Most people are familiar with sunglasses that have photochromic lenses. Commercially available since 1983, the lenses darken in response to ultraviolet light and revert to clear when the exposure is removed. Though it may not seem like much of a leap from eyeglasses to windows, this technology has been slow to infiltrate the building-products marketplace.
Smart Glass on the Verge
Rendering: ' Werner Sobek
But now it appears that both private- and government-sponsored research could soon make more energy-efficient building products widely available. One of the areas receiving considerable attention is “switchable glazing.” The National Renewable Energy Laboratory (NREL), the Department of Energy’s (DOE) primary laboratory for renewable energy and energy-efficiency research, has focused much of its attention on windows, and with good reason. NREL reports, “Windows contribute about 30 percent to building heating and cooling electrical loads nationwide. Thus, potential energy savings from the wide-scale use of advanced windows is nearly 6 percent of the national energy consumption.” NREL’s research includes advanced window concepts, particularly those combining high thermal efficiency and dynamic transmittance of light. A key area of research activity is in switchable glazing, also known as “smart glass,” for a variety of residential and commercial applications. The goal is to create a viable product to control the light and gain transmittance through windows. The benefits are clear: reducing light reduces glare; reducing solar gain reduces energy costs; and controlling transparency controls privacy.

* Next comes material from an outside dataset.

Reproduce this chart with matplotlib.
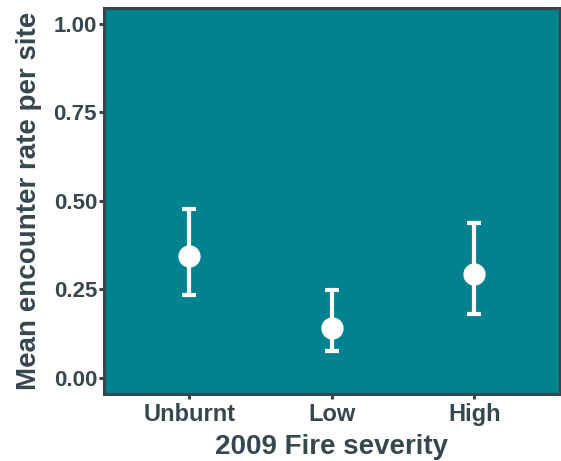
import matplotlib
matplotlib.use("Agg")
import matplotlib.pyplot as plt

# values
categories = ["Unburnt", "Low", "High"]
means = [0.345, 0.140, 0.292]
lower = [0.233, 0.075, 0.180]
upper = [0.478, 0.247, 0.438]

TEAL = "#00838F"
DARK = "#37474F"

plt.rcParams["font.family"] = ["Liberation Sans", "DejaVu Sans"]
plt.rcParams["font.weight"] = "bold"

fig = plt.figure(figsize=(5.61, 4.61), dpi=100)
ax = fig.add_axes([0.1854, 0.1464, 0.8126, 0.8362])
ax.set_facecolor(TEAL)

x = list(range(1, len(categories) + 1))
yerr = [[m - lo for m, lo in zip(means, lower)],
        [hi - m for m, hi in zip(means, upper)]]
ax.errorbar(x, means, yerr=yerr, fmt="o", color="white", ms=15,
            elinewidth=3, capsize=5, capthick=3, zorder=3)

ax.set_xlim(0.4, 3.6)
ax.set_ylim(-0.045, 1.045)
ax.set_xticks(x)
ax.set_xticklabels(categories)
ax.set_yticks([0, 0.25, 0.5, 0.75, 1.0])
ax.set_yticklabels(["0.00", "0.25", "0.50", "0.75", "1.00"])

for side in ax.spines.values():
    side.set_color(DARK)
    side.set_linewidth(2.2)
ax.tick_params(axis="both", colors=DARK, length=3.5, width=2.2)
ax.tick_params(axis="y", labelsize=16, pad=1.5)
ax.tick_params(axis="x", labelsize=17, pad=3)

ax.set_xlabel("2009 Fire severity", fontsize=20, fontweight="bold",
              color=DARK, labelpad=6)
ax.set_ylabel("Mean encounter rate per site", fontsize=20,
              fontweight="bold", color=DARK, labelpad=8)

fig.savefig("out.png", dpi=100)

“Smart glass” and “switchable glazing” are generic terms that refer to all types of passive and active systems. Photochromic and thermochromic glazing, which are light- and heat-sensitive, respectively, are considered passive, because they do not require electricity. Those transitional sunglasses are smart, but passive. Active-control or electrochromic systems offer more options, but must be hard-wired to a power source.

Active technologies are the focus of most of the current research. Electrochromic windows are generally considered to be the most suitable chromogenic technology for energy control in buildings. They reduce or block light transmission and alter transparency in response to environmental signals, such as glare, sunlight, or temperature. The change from transparent to tinted is achieved when a small electrical current is applied to the window. The window returns to transparent when the voltage is turned off. Light transmittance during operation varies from 5 to 80 percent. Once the change in tint is initiated, the electrochromic glazing does not need constant current to maintain the tinting. In addition, the film can be tuned to block certain wavelengths, such as solar (heat) energy.

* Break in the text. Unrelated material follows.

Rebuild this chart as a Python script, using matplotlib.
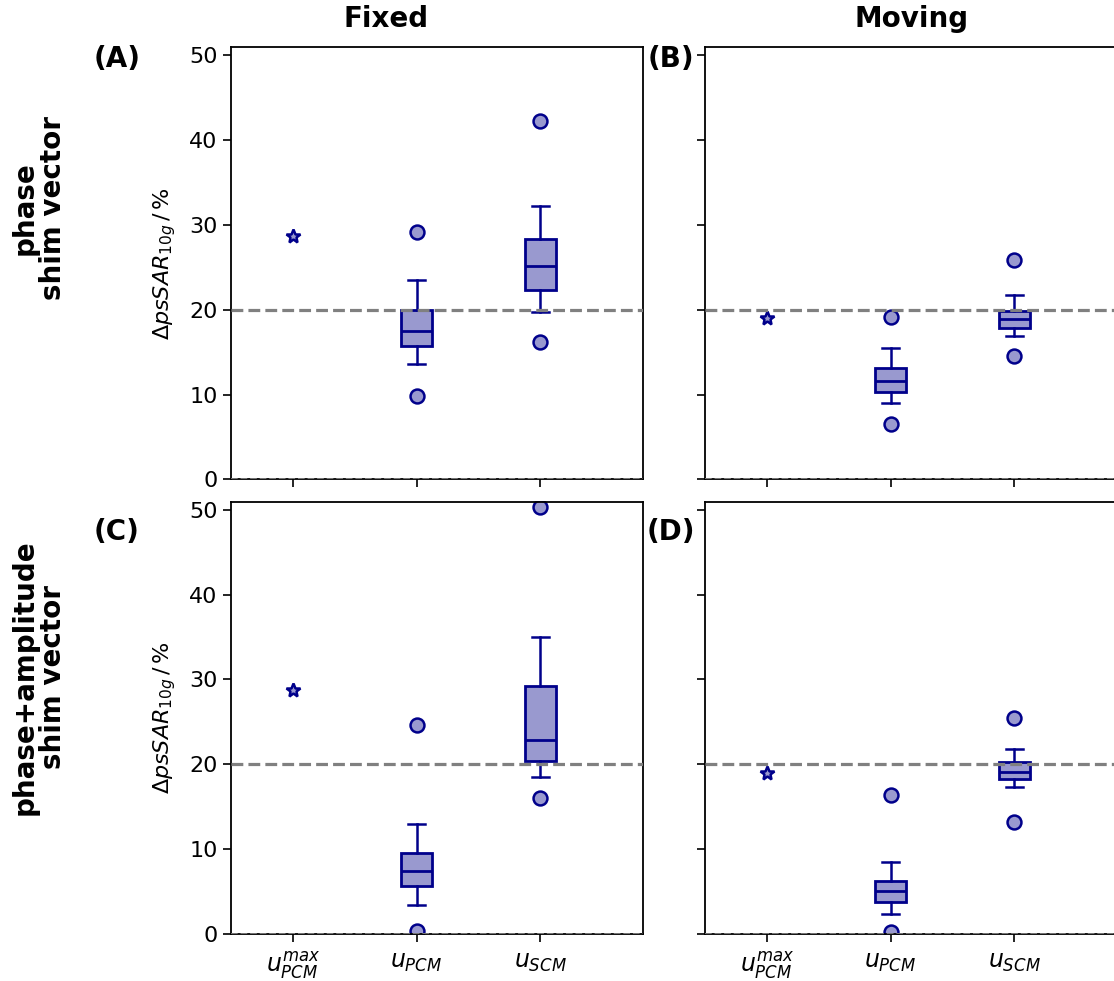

Electrochromic windows are made up of several extremely thin plies. Darkening occurs when hydrogen or lithium ions from an ion-storage layer are transmitted through an ion-conducting layer, which, when a voltage is applied, hurls the ions into an electrochromic layer typically made of tungsten oxide. The ions cause this layer to absorb visible light, thus darkening the window’s glass. The thin plies are sandwiched between two sheets of a transparent conducting oxide material. Finally, all the layers are encased between two layers of glass. (Gasochromic windows are similar to electrochromic, but rely on diluted hydrogen in the cavity of the insulated window unit to effect color change.) The main advantage of electrochromic windows is that they typically require low-voltage power, remain transparent across their switching range, and can be modulated to any intermediate state between clear and fully darkened.

Some of the most exciting electrochromatic research is taking place at the Lawrence Berkeley National Laboratory (LBNL), another DOE agency. Tom Richardson and Jonathan Slack of the lab’s Environmental Energy Technologies Division are developing switchable-mirror (reflective) technology. By avoiding the rare earth metals originally used in metal-hydride switchable mirrors, Richardson and Slack expect to lower the cost and simplify manufacturing. Energy performance is also improved, since the new windows can reflect or transmit both visible and infrared light.

“We are working to make reflective, electrochromic windows,” explains Richardson. “These would give the user more control of the relative reflectance/transparency than is possible with gasochromic windows. Reflective electrochromic windows have several advantages relative to both the static low-E products now used in nearly all new construction and to the absorbing electrochromic windows now on the market. They can become opaque to provide privacy and control glare even in direct sun.” Because one can choose to admit or reject solar energy at all wavelengths, they offer better savings on heating, cooling, and lighting costs. They also do not get as hot in direct sunlight and, in principle, should be less expensive to manufacture.